For various reasons, tariff-free products that account for nearly one-third of India's total shipments saw the steepest contraction — falling 47 per cent from $3.4 billion in May to $1.8 billion in September, the analysis further found. "Smartphones and pharmaceuticals were the biggest casualties," it said.
How the dip played out
Smartphone exports had in fact surged 197%, meaning a tripling, in the April-September 2024 period.
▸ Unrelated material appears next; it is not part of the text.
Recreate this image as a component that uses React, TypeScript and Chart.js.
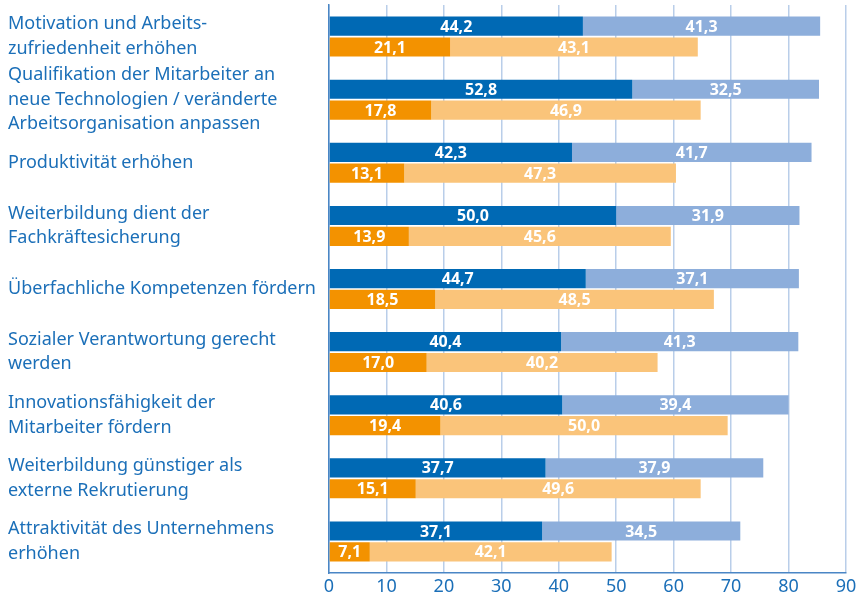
import React, { useEffect, useRef } from "react";
import { Chart, registerables } from "chart.js";

Chart.register(...registerables);

const categories: string[][] = [
  ["Motivation und Arbeits-", "zufriedenheit erhöhen"],
  ["Qualifikation der Mitarbeiter an", "neue Technologien / veränderte", "Arbeitsorganisation anpassen"],
  ["Produktivität erhöhen"],
  ["Weiterbildung dient der", "Fachkräftesicherung"],
  ["Überfachliche Kompetenzen fördern"],
  ["Sozialer Verantwortung gerecht", "werden"],
  ["Innovationsfähigkeit der", "Mitarbeiter fördern"],
  ["Weiterbildung günstiger als", "externe Rekrutierung"],
  ["Attraktivität des Unternehmens", "erhöhen"],
];

const blueDark = [44.2, 52.8, 42.3, 50.0, 44.7, 40.4, 40.6, 37.7, 37.1];
const blueLight = [41.3, 32.5, 41.7, 31.9, 37.1, 41.3, 39.4, 37.9, 34.5];
const orangeDark = [21.1, 17.8, 13.1, 13.9, 18.5, 17.0, 19.4, 15.1, 7.1];
const orangeLight = [43.1, 46.9, 47.3, 45.6, 48.5, 40.2, 50.0, 49.6, 42.1];

const xTicks = [0, 10, 20, 30, 40, 50, 60, 70, 80, 90];

const TEXT_BLUE = "#1b6fb8";
const FONT = "'Noto Sans', sans-serif";

const valueLabels = {
  id: "valueLabels",
  afterDatasetsDraw(chart: any) {
    const ctx = chart.ctx;
    ctx.save();
    ctx.fillStyle = "#ffffff";
    ctx.font = "bold 16px " + FONT;
    ctx.textAlign = "center";
    ctx.textBaseline = "middle";
    chart.data.datasets.forEach((ds: any, i: number) => {
      const meta = chart.getDatasetMeta(i);
      meta.data.forEach((bar: any, j: number) => {
        const v = ds.data[j];
        const { x, base, y } = bar.getProps(["x", "base", "y"], true);
        const cx = (x + base) / 2;
        ctx.fillText(v.toFixed(1).replace(".", ","), cx, y + 1);
      });
    });
    ctx.restore();
  },
};

export default function App() {
  const ref = useRef<HTMLCanvasElement>(null);
  useEffect(() => {
    document.body.style.margin = "0";
    if (!ref.current) return;
    const chart = new Chart(ref.current, {
      type: "bar",
      data: {
        labels: categories,
        datasets: [
          { label: "a", data: blueDark, backgroundColor: "#0069b4", stack: "blue" },
          { label: "b", data: blueLight, backgroundColor: "#8daedb", stack: "blue" },
          { label: "c", data: orangeDark, backgroundColor: "#f39200", stack: "orange" },
          { label: "d", data: orangeLight, backgroundColor: "#fac47a", stack: "orange" },
        ],
      },
      options: {
        indexAxis: "y",
        animation: false,
        responsive: false,
        maintainAspectRatio: false,
        layout: { padding: { left: 8, top: 5, right: 11, bottom: 0 } },
        datasets: {
          bar: { categoryPercentage: 0.66, barPercentage: 0.92, borderWidth: 0 },
        },
        plugins: {
          legend: { display: false },
          tooltip: { enabled: false },
        },
        scales: {
          x: {
            stacked: true,
            min: 0,
            max: 90,
            afterBuildTicks: (scale: any) => {
              scale.ticks = xTicks.map((v) => ({ value: v }));
            },
            afterFit: (scale: any) => {
              scale.paddingLeft = 0;
              scale.paddingRight = 0;
              scale.height = 24;
            },
            grid: { color: "#b9cee9", lineWidth: 1.5, drawTicks: false },
            border: { color: "#4a86c5", width: 1.5 },
            ticks: {
              color: TEXT_BLUE,
              autoSkip: false,
              maxRotation: 0,
              font: { family: FONT, size: 18, lineHeight: 1.1 },
              padding: 4,
            },
          },
          y: {
            stacked: true,
            grid: { display: false, drawTicks: false },
            border: { color: "#4a86c5", width: 1.5 },
            afterFit: (scale: any) => {
              scale.width = 321;
              scale.paddingTop = 0;
              scale.paddingBottom = 0;
            },
            ticks: {
              color: TEXT_BLUE,
              autoSkip: false,
              crossAlign: "far",
              padding: 8,
              font: { family: FONT, size: 18, lineHeight: 1.36 },
            },
          },
        },
      },
      plugins: [valueLabels],
    } as any);
    return () => chart.destroy();
  }, []);
  return (
    <div style={{ width: 857, height: 597, overflow: "hidden" }}>
      <canvas ref={ref} width={857} height={597} style={{ display: "block" }} />
    </div>
  );
}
In the same period in 2025, this crashed 58%. It went down from $2 billion in June, to $1.52 billion in July, $964.8 million in August, and finally $884.6 million in September. "The reasons for decline are not known and need examination."
Pharmaceutical product exports slipped 15.7%.
Industrial metals and auto parts, subject to uniform tariffs for all countries, registered a milder 16.7% decline.
Aluminium exports dropped 37%, copper 25%, auto parts 12%, and iron and steel 8%.
Gems and jewellery exports collapsed 59.5%, from $500.2 million to 202.8 million, deeply affecting units in Surat and Mumbai, as Thailand and Vietnam captured lost US orders, GTRI claimed.
Exports of solar panels plunged 60.8 per cent, from USD 202.6 million to USD 79.4 million, eroding India's renewable-energy export edge.
Here, with China facing only 30% tariffs and Vietnam 20% (during the analysis period), India's competitiveness has sharply deteriorated, GTRI observed.